-- START OF Data --

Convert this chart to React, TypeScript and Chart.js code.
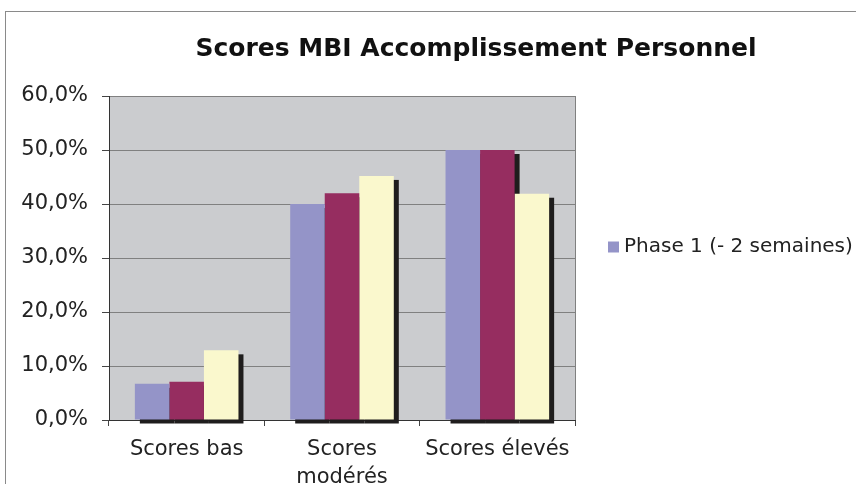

-- END OF Data --
-- START OF Data --

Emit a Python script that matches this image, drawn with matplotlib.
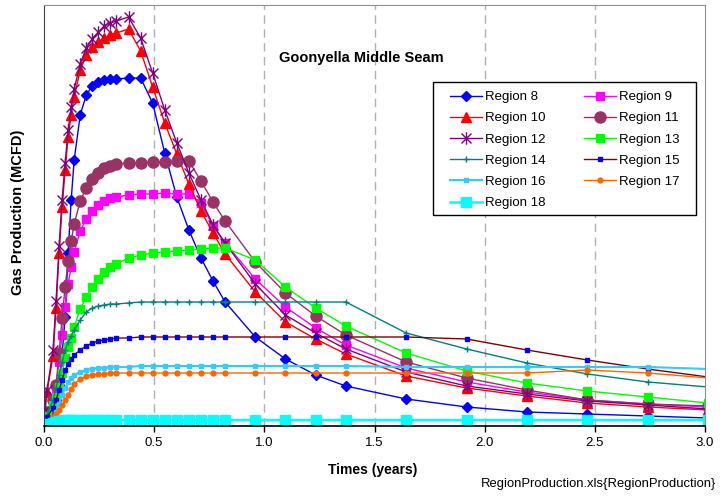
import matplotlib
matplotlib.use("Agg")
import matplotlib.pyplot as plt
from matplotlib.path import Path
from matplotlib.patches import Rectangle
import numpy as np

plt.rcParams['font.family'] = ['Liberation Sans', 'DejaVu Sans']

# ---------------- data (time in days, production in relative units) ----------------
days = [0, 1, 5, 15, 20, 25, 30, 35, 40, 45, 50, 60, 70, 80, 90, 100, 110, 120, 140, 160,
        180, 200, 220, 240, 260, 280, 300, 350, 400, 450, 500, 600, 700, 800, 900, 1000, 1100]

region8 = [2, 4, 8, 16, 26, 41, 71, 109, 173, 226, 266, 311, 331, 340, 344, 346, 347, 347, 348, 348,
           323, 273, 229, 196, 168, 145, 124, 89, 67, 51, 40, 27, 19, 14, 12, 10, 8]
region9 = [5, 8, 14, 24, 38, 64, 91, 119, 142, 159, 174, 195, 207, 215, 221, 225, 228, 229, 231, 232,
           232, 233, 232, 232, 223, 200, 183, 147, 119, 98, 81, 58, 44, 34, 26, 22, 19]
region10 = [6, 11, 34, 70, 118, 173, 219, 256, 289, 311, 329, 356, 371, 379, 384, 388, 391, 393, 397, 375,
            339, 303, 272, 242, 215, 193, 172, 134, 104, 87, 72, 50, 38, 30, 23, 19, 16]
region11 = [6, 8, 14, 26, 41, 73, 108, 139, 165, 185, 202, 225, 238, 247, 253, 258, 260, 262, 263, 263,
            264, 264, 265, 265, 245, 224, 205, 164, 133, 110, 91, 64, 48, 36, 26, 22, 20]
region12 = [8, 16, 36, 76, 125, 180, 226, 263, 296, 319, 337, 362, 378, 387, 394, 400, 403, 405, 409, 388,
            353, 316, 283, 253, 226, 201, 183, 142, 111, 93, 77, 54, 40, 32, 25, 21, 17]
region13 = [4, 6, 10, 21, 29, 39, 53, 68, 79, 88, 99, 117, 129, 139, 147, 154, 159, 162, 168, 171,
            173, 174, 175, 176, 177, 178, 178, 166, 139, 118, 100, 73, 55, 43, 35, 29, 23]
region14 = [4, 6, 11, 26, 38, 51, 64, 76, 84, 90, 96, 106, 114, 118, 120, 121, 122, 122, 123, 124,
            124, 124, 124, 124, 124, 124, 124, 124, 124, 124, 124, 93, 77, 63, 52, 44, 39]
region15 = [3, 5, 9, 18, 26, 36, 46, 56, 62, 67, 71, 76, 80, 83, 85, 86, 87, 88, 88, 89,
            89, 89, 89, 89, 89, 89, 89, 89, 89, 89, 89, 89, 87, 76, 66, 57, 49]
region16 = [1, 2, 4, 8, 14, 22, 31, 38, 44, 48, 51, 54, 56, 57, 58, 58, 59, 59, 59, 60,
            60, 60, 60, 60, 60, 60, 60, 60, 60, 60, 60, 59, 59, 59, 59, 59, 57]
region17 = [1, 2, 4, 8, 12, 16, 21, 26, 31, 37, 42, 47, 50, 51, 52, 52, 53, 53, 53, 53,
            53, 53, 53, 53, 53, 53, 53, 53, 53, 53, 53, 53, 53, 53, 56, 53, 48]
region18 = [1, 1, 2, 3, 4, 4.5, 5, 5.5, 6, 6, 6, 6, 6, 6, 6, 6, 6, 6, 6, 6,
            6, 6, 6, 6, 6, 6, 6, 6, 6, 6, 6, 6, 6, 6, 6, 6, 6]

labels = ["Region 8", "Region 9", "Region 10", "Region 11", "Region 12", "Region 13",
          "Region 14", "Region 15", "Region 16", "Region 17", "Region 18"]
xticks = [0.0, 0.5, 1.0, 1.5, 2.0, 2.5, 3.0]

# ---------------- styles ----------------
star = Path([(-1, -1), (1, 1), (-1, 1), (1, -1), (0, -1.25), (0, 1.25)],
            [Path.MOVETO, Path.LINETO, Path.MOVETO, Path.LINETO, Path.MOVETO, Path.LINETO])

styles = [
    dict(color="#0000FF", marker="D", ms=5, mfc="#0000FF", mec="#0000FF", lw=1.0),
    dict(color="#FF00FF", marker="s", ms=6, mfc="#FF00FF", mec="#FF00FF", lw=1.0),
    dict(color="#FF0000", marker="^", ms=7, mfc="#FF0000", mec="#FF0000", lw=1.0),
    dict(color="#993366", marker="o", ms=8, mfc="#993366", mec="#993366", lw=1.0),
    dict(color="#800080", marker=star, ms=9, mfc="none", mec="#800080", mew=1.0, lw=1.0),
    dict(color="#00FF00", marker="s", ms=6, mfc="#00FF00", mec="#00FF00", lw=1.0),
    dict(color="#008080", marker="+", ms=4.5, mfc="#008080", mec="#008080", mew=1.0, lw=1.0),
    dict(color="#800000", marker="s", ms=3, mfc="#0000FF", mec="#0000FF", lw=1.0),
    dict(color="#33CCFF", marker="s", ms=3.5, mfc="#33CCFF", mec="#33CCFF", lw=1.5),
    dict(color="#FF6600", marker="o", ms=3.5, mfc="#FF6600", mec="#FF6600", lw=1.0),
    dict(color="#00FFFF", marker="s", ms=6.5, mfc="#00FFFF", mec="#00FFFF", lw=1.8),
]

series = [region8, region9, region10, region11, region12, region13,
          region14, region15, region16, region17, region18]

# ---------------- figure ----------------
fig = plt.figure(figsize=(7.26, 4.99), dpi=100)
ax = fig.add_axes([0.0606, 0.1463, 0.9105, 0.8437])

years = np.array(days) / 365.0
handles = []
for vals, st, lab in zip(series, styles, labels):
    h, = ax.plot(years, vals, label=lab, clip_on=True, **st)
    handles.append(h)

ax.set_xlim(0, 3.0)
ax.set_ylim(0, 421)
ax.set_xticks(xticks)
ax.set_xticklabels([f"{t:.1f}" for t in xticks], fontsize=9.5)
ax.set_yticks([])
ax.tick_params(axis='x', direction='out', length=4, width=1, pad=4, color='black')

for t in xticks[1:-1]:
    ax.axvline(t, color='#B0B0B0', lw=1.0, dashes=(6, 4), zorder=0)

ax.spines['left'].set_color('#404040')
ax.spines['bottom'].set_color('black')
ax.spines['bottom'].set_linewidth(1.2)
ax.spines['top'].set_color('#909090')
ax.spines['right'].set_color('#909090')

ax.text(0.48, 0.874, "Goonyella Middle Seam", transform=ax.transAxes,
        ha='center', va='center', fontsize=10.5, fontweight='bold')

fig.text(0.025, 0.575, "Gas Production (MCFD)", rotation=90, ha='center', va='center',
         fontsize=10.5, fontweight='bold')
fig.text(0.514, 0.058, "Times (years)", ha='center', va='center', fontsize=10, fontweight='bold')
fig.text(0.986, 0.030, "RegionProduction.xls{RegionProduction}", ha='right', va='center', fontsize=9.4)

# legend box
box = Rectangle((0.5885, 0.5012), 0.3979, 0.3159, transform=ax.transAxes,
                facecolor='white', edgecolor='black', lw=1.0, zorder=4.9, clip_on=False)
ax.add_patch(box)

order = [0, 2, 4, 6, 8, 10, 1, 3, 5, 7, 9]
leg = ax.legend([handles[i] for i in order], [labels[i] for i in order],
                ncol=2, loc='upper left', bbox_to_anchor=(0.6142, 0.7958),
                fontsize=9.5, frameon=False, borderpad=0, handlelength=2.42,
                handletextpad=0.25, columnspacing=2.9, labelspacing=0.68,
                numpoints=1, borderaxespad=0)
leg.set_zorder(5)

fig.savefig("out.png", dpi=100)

-- END OF Data --
-- START OF Data --

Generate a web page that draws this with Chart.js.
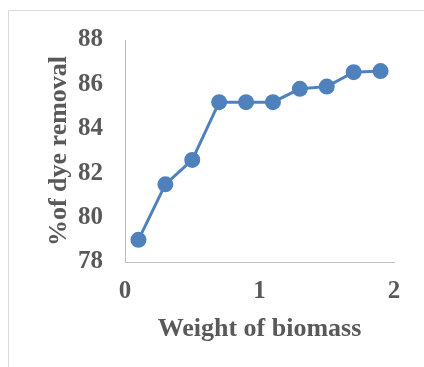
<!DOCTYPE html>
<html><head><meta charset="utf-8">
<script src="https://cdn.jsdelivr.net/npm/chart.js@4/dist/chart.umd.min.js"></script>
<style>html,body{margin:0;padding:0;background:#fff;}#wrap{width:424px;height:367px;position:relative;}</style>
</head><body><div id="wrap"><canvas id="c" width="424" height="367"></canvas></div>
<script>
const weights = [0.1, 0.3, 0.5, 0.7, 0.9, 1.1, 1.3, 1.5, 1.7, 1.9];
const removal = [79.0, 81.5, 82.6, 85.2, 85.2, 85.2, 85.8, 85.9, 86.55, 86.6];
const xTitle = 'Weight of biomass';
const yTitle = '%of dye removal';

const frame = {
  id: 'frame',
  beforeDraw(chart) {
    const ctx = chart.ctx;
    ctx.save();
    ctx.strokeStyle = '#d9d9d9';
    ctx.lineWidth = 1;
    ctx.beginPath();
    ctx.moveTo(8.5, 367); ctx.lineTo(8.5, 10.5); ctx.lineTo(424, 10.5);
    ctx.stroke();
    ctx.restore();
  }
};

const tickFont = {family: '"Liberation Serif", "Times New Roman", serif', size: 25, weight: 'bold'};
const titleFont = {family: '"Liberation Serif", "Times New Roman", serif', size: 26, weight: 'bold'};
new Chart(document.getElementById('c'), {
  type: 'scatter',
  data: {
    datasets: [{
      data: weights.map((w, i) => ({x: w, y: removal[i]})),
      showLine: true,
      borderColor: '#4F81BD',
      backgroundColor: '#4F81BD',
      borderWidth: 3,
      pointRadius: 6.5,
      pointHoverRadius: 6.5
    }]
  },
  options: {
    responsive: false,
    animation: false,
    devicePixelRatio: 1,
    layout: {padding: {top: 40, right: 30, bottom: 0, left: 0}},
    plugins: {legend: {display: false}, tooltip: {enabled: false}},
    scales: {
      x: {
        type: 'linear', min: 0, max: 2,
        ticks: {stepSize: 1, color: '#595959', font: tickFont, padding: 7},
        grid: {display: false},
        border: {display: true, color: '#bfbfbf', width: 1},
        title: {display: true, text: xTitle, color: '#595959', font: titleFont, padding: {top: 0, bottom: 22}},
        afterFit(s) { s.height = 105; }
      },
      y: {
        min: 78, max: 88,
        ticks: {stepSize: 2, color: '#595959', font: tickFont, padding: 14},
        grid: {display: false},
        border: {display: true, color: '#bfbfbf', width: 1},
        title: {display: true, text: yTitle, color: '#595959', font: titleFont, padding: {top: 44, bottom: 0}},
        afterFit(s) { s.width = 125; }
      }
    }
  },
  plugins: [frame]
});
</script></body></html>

-- END OF Data --

Exercise objective
In the listing above, find the line containing "Emit a Python" and the line containing "900, 1000, 1100]", then return both of them and every line between, exactly, without pictures.

Reply
Emit a Python script that matches this image, drawn with matplotlib.
import matplotlib
matplotlib.use("Agg")
import matplotlib.pyplot as plt
from matplotlib.path import Path
from matplotlib.patches import Rectangle
import numpy as np

plt.rcParams['font.family'] = ['Liberation Sans', 'DejaVu Sans']

# ---------------- data (time in days, production in relative units) ----------------
days = [0, 1, 5, 15, 20, 25, 30, 35, 40, 45, 50, 60, 70, 80, 90, 100, 110, 120, 140, 160,
        180, 200, 220, 240, 260, 280, 300, 350, 400, 450, 500, 600, 700, 800, 900, 1000, 1100]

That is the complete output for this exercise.